Yagan's head was removed and brought to London, where it was exhibited as an "anthropological curiosity". It spent over a century in storage at a museum before being buried in an unmarked grave in 1964. In 1993 its location was identified, and four years later it was exhumed and repatriated to Australia. Since then, the issue of its proper reburial has become a source of great controversy and conflict amongst the indigenous people of the Perth area. To date, the head remains unburied.

About Yagan

  • Mr. Norcott we are informed had a narrow escape from that determined villian Yagan a few days ago, he happened to give him more than his share of biscuit, and endeavouring to take it away, when Yagan's ire was aroused, and his spear instantly pointed; this was done in the presence of several persons who restrained him. The reckless daring of this desperado who sets his life at a pin's fee, has been the subject of general observation, and we firmly believe for the most trivial offence even with a loaded musket at his breast, he would take the life of any man who provoked him. He is at the head and front of any mischief; it has been suggested that he should be again confined, but this we believe would only leave an opening for an equally daring successor. The chuckling style in which Yagan gives us to understand the manner in which they effected their escape from Carnac, is highly amusing; but a short time ago, he walked up to the door of the Jail at Fremantle, and after exchanging civilities with his late Keeper, marched off pointing significantly at the Jail, and then Carnac.

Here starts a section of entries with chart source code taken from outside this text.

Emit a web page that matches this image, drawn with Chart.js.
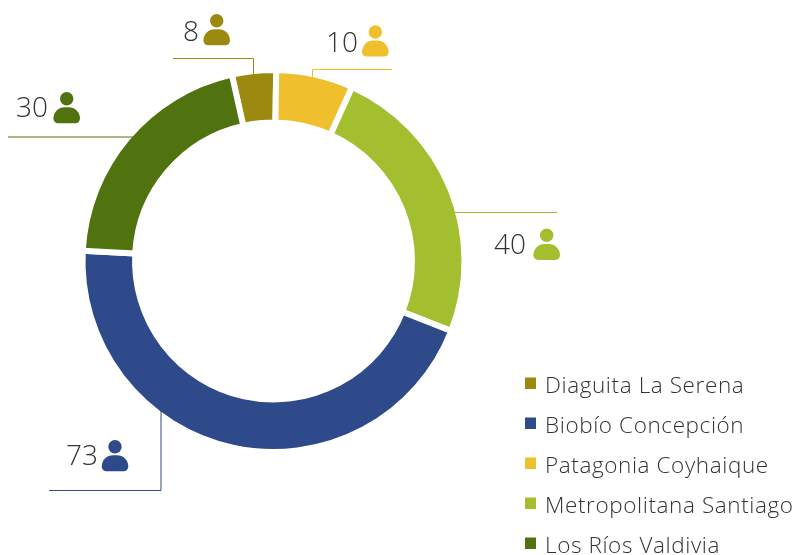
<!DOCTYPE html>
<html><head><meta charset="utf-8">
<style>html,body{margin:0;padding:0;background:#fff}canvas{display:block}</style>
<script src="https://cdn.jsdelivr.net/npm/chart.js@4/dist/chart.umd.js"></script>
</head><body><canvas id="c" width="796" height="555"></canvas>
<script>
// Slices clockwise from the top-left. The printed counts are not proportional to the
// drawn arcs in the reference, so arc sizes (degrees) are kept apart.
const categories = ['Diaguita La Serena','Patagonia Coyhaique','Metropolitana Santiago','Biobío Concepción','Los Ríos Valdivia'];
const printedCounts = ['8','10','40','73','30'];
const arcDegrees = [13.4,23.5,87.2,161.6,74.3];
const colors = ['#9C8A10','#F0BF2D','#A3BE2F','#2F4A8A','#50730F'];
const legendOrder = [0,3,1,2,4];
const leaders = [
  [[173,58.5],[253.5,58.5],[253.5,74]],
  [[392,69.5],[312.5,69.5],[312.5,77]],
  [[557,212.5],[454,212.5]],
  [[49,490.5],[161,490.5],[161,411]],
  [[8,137],[133,137]]
];
const calloutText = [[199,41],[358,52],[526,254],[98,465],[48,117]];
const calloutIcon = [[216.7,20.7],[375.3,32],[546.7,235.3],[115,446.7],[66.7,98.7]];
const FONT = '"Open Sans", Lato, sans-serif';

function person(ctx,x,y,color){
  ctx.fillStyle=color;
  ctx.beginPath();ctx.arc(x,y,6.7,0,Math.PI*2);ctx.fill();
  const l=x-13.3,w=26.6,t=y+8.6,h=16;
  ctx.beginPath();ctx.roundRect(l,t,w,h,[12,12,5,5]);ctx.fill();
}
const annotate={
  id:'annotate',
  afterDatasetsDraw(chart){
    const ctx=chart.ctx;ctx.save();
    ctx.lineWidth=1;
    leaders.forEach((pts,i)=>{
      ctx.strokeStyle=colors[i];ctx.beginPath();
      pts.forEach((p,j)=>j?ctx.lineTo(p[0],p[1]):ctx.moveTo(p[0],p[1]));ctx.stroke();
    });
    ctx.textBaseline='alphabetic';
    printedCounts.forEach((t,i)=>{
      ctx.font='300 28px '+FONT;ctx.fillStyle='#333';ctx.textAlign='right';
      ctx.fillText(t,calloutText[i][0],calloutText[i][1]);
      person(ctx,calloutIcon[i][0],calloutIcon[i][1],colors[i]);
    });
    ctx.textAlign='left';ctx.font='300 22.5px '+FONT;ctx.letterSpacing='0.6px';
    legendOrder.forEach((k,row)=>{
      const y=393+row*40;
      ctx.fillStyle=colors[k];ctx.fillRect(525,y-15.5,11,11.5);
      ctx.fillStyle='#333';ctx.fillText(categories[k],545,y);
    });
    ctx.restore();
  }
};
new Chart(document.getElementById('c'),{
  type:'doughnut',
  data:{labels:categories,datasets:[{data:arcDegrees,backgroundColor:colors,borderColor:'#fff',borderWidth:6,hoverOffset:0}]},
  options:{
    responsive:false,animation:false,rotation:347.4,cutout:'72.5%',
    layout:{padding:{left:79.5,right:328.5,top:67,bottom:100}},
    plugins:{legend:{display:false},tooltip:{enabled:false}}
  },
  plugins:[annotate]
});
</script></body></html>
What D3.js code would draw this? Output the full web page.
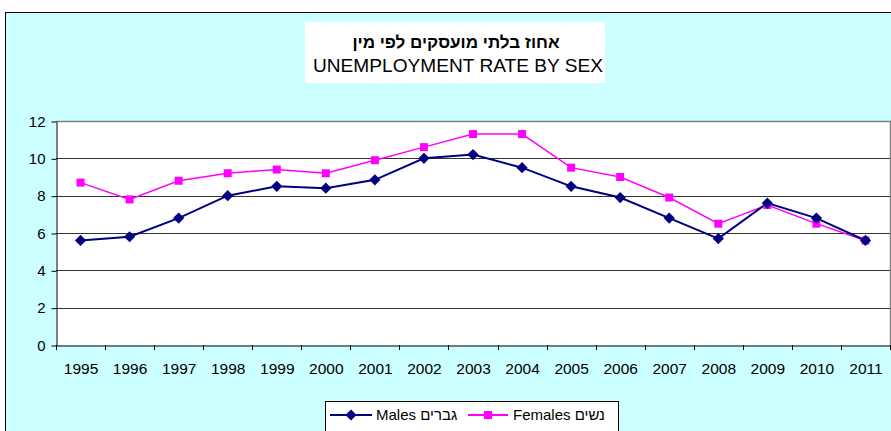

  • I would take the liberty of suggesting to Capt. Ellis, if report speaks truly, the impropriety of allowing Yagan to distribute the bread. The propriety of allowing any of the natives to do this at present, is, perhaps questionable. But the conferring this honor upon Yagan is a gross insult to Yellowgonga, who is the leading Chief on this side of the water.
  • Yagan, allowed by every one to be, of savages the most savage, wept with gratitude after I saved his life, and expressed his sense of the kindness shown to him in the strongest terms Yet this is the man who, in the midst of his guards, on a small island, where his life must have been the forfeit, could seize his spear; and, erect in all the pride of his native independence, determine to sell his life dearly, rather than submit even to an insult. Such are the men you have to deal with in the natives of Western Australia.

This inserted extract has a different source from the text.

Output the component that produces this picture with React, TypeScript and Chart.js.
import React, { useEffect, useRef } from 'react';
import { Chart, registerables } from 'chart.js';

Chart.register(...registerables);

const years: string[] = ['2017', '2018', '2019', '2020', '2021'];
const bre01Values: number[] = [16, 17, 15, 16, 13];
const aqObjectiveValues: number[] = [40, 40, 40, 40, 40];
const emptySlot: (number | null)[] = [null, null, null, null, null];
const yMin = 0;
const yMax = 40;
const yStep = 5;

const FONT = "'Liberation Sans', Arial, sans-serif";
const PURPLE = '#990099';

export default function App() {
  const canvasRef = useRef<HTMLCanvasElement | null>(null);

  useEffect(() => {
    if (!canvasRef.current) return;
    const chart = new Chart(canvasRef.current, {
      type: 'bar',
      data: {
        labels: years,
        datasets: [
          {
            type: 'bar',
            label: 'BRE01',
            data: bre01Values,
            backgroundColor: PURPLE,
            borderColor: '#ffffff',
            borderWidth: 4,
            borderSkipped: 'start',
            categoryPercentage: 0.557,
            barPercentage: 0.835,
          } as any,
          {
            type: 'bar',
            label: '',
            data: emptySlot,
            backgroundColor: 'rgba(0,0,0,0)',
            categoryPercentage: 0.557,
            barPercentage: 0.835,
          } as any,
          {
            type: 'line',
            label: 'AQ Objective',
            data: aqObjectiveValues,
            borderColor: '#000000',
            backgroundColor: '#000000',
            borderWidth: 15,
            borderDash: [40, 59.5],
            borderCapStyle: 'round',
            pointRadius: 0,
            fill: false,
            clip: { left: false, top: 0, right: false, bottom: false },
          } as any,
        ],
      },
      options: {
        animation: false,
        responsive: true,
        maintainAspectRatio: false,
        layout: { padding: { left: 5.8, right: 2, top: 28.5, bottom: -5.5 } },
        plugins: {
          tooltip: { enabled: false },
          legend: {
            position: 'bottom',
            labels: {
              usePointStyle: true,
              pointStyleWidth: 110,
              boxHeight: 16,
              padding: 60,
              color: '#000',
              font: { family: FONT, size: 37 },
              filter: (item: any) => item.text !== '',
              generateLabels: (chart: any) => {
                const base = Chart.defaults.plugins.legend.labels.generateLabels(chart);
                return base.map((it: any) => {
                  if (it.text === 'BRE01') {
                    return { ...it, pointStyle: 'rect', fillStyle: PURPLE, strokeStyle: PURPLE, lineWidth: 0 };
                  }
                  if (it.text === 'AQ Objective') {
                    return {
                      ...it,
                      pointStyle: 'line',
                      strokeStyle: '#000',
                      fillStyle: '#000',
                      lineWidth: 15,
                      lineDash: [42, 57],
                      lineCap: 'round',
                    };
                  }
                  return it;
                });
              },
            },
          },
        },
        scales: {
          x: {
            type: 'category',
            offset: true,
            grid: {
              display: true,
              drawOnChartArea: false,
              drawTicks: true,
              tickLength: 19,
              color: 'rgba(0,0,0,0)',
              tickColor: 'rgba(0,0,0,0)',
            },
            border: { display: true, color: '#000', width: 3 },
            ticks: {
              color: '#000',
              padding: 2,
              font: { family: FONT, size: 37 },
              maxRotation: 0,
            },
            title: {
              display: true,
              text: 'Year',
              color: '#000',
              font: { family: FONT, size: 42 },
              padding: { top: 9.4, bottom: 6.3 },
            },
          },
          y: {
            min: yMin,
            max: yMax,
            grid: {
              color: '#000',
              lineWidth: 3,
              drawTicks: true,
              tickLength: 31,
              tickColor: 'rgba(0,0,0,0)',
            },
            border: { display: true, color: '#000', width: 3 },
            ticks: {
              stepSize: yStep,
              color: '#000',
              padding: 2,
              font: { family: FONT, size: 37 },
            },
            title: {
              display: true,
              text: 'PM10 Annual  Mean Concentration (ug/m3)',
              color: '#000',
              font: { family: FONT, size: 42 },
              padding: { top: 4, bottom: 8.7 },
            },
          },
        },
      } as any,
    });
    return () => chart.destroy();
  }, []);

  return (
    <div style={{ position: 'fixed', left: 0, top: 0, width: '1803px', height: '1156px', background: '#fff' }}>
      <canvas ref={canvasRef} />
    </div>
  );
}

  • We have been informed by Captain Ellis of an interesting fact, that Yagan the native we alluded to in a previous number as the daring chief of the tribe, hurried to him in the greatest anxiety during the time the fire was raging, and wished to know whether suspicion rested upon black man or white man; on its being intimated to him that the fire was purely accidental, he evinced by his expressions and gestures great delight. He made every exertion to procure water, and stimulated others by his cry for mocha, mocha. This we believe may be relied on, and is a striking trait in his character.
  • On Saturday last, Yagan taking advantage of Mr. Watsons absence from home, he entered the house, and offered such violence as occasioned Mrs. Watsons hurrying in great agitation to the house of a neighbour for protection; finding his intention defeated, he endeavoured to remove her suspicions by calling her back and exclaiming "White Woman, very good!—good bye!"—but when he found his efforts unavailing, he made off in a different direction.

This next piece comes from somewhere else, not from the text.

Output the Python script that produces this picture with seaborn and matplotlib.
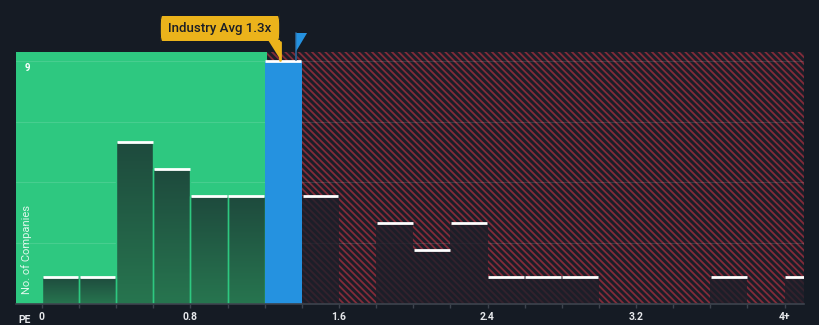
import numpy as np
import pandas as pd
import matplotlib
matplotlib.use("Agg")
import matplotlib.pyplot as plt
import seaborn as sns
from matplotlib.patches import Rectangle, Polygon, FancyBboxPatch
from matplotlib.transforms import blended_transform_factory
from matplotlib.colors import LinearSegmentedColormap

# ---- data ----
bin_left = [0.0, 0.2, 0.4, 0.6, 0.8, 1.0, 1.2, 1.4, 1.6, 1.8, 2.0, 2.2,
            2.4, 2.6, 2.8, 3.0, 3.2, 3.4, 3.6, 3.8, 4.0]
counts = [1, 1, 6, 5, 4, 4, 9, 4, 0, 3, 2, 3, 1, 1, 1, 0, 0, 0, 1, 0, 1]
tick_values = [0, 0.8, 1.6, 2.4, 3.2, 4.0]
tick_labels = ["0", "0.8", "1.6", "2.4", "3.2", "4+"]
industry_avg_label = "Industry Avg 1.3x"
industry_avg = 1.28
company_pe = 1.37
fair_limit = 1.21
bin_width = 0.2

BG = "#151b24"
GREEN = "#2ec880"
RED_STRIPE = "#822b39"
HATCH_BG = "#1b1e28"
BLUE = "#2592e0"
YELLOW = "#ebb31b"

sns.set_theme(style="white")
plt.rcParams["font.family"] = ["Roboto", "DejaVu Sans"]
plt.rcParams["hatch.linewidth"] = 1.3

fig = plt.figure(figsize=(8.2, 3.25), dpi=100, facecolor=BG)
ax = fig.add_axes([16 / 820, 21 / 325, 788 / 820, 252 / 325])
ax.set_facecolor(BG)

xmin, xmax = -0.14, 4.105
ymax = 9.33

df = pd.DataFrame({"pe": [b + bin_width / 2 for b in bin_left], "n": counts})
edges = bin_left + [bin_left[-1] + bin_width]
sns.histplot(data=df, x="pe", weights="n", bins=edges, ax=ax, element="bars",
             stat="count", fill=True, linewidth=0, alpha=1, zorder=3)

ax.set_xlim(xmin, xmax)
ax.set_ylim(0, ymax)

# background regions
ax.add_patch(Rectangle((xmin, 0), fair_limit - xmin, ymax, facecolor=GREEN,
                       edgecolor="none", zorder=0))
ax.add_patch(Rectangle((fair_limit, 0), xmax - fair_limit, ymax,
                       facecolor=HATCH_BG, edgecolor=RED_STRIPE,
                       hatch="\\\\\\\\\\", linewidth=0, zorder=0))

# gridlines
for gy in [2.25, 4.5, 6.75, 9]:
    ax.axhline(gy, color="white", alpha=0.12, lw=0.8, zorder=1)

grad = np.linspace(0, 1, 64).reshape(-1, 1)
gcmap = LinearSegmentedColormap.from_list("g", ["#1e4a3d", "#27754f"])

for p in list(ax.patches):
    if p.get_zorder() != 3:
        continue
    x0 = p.get_x()
    w = p.get_width()
    h = p.get_height()
    if h <= 0:
        p.set_visible(False)
        continue
    mid = x0 + w / 2
    if abs(mid - 1.3) < 0.05:
        p.set_facecolor(BLUE)
        p.set_edgecolor("none")
        p.set_zorder(4)
    elif mid < fair_limit:
        p.set_facecolor("none")
        p.set_edgecolor(GREEN)
        p.set_linewidth(1.0)
        p.set_zorder(3.5)
        im = ax.imshow(grad, cmap=gcmap, extent=(x0, x0 + w, 0, h),
                       aspect="auto", origin="upper", zorder=3)
        im.set_clip_path(p)
    else:
        p.set_facecolor("#1d1f29")
        p.set_alpha(0.78)
        p.set_edgecolor("none")
    ax.plot([x0 + 0.004, x0 + w - 0.004], [h, h], color="white", lw=2.0,
            solid_capstyle="butt", zorder=5)

ax.set_xlim(xmin, xmax)
ax.set_ylim(0, ymax)

# axes styling
for s in ["top", "right", "left"]:
    ax.spines[s].set_visible(False)
ax.spines["bottom"].set_color("#3d434d")
ax.spines["bottom"].set_linewidth(1.2)
ax.spines["bottom"].set_zorder(6)
ax.set_xticks([b for b in bin_left], minor=True)
ax.set_xticks(tick_values)
ax.set_xticklabels(tick_labels)
ax.tick_params(axis="x", which="both", direction="out", length=3, width=1,
               color="#3d434d", labelcolor="#e6e8eb", labelsize=7.5, pad=3,
               bottom=True)
for t in ax.get_xticklabels():
    t.set_fontweight("bold")
ax.set_yticks([])
ax.set_xlabel("")
ax.set_ylabel("")

fig.text(18 / 820, 1 - 323 / 325, "PE", color="#e6e8eb", fontsize=7.5,
         fontweight="bold", ha="left", va="baseline")
fig.text(27 / 820, 1 - 68 / 325, "9", color="white", fontsize=7,
         fontweight="bold", ha="center", va="center")
fig.text(27 / 820, 1 - 250 / 325, "No. of Companies", color="white", alpha=0.85,
         fontsize=8, rotation=90, ha="center", va="center")

# industry average label
tr = blended_transform_factory(ax.transData, ax.transAxes)
ax.plot([industry_avg, industry_avg], [1.04, (304 - 60) / 252], color=YELLOW,
        lw=2, transform=tr, clip_on=False, zorder=7)
box_l, box_r = 0.636, 1.282
box_b, box_t = (304 - 41) / 252, (304 - 16) / 252
ax.add_patch(FancyBboxPatch((box_l, box_b), box_r - box_l, box_t - box_b,
                            boxstyle="round,pad=0,rounding_size=0.012",
                            facecolor=YELLOW, edgecolor="none", transform=tr,
                            clip_on=False, zorder=7, mutation_aspect=10))
ax.add_patch(Polygon([(industry_avg - 0.06, box_b + 0.002),
                      (industry_avg + 0.004, box_b + 0.002),
                      (industry_avg + 0.004, box_b - 0.07)],
                     closed=True, facecolor=YELLOW, edgecolor="none",
                     transform=tr, clip_on=False, zorder=7))
ax.text((box_l + box_r) / 2, (box_b + box_t) / 2, industry_avg_label,
        transform=tr, ha="center", va="center", fontsize=9.5,
        color="#1a1d26", fontweight="medium", zorder=8)

# company flag
ax.plot([company_pe, company_pe], [(304 - 60) / 252, (304 - 33) / 252],
        color="#2a5f8f", lw=1.3, transform=tr, clip_on=False, zorder=7)
ax.add_patch(Polygon([(company_pe, (304 - 33) / 252),
                      (company_pe + 0.058, (304 - 33) / 252),
                      (company_pe, (304 - 51) / 252)],
                     closed=True, facecolor=BLUE, edgecolor="none",
                     transform=tr, clip_on=False, zorder=8))

fig.savefig("out.png", dpi=100, facecolor=BG)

    The report of this occurrence reaching the ears of Capt. Ellis, the Superintendent of the native tribes, he, accompanied by Mr. Norcott and two soldiers took advantage of the first appearance of Yagan in the town of Perth, on the Monday, to conduct him with other natives to Mr. Watson's house, for the purpose of explaining to them the punishment which would attend a repetition of such an attempt as Yagan had been guilty of; however, on reaching the spot, Yagan, who had been entrapped once before, conscious of his offence, and apprehending danger, started into the bush followed by the others of his tribe. Ryan one of the privates of the 63d. misunderstanding Capt. Ellis's order hastily fired, but without injuring any of them;—Captain Ellis rode after them, but could not prevail upon them to return. Yagan and Migo (the man who was supposed to have been wounded), have since been in the town, and the whole affair which has been magnified into a desperate attack upon the natives, has thus ended as the mere idle gossip of the day.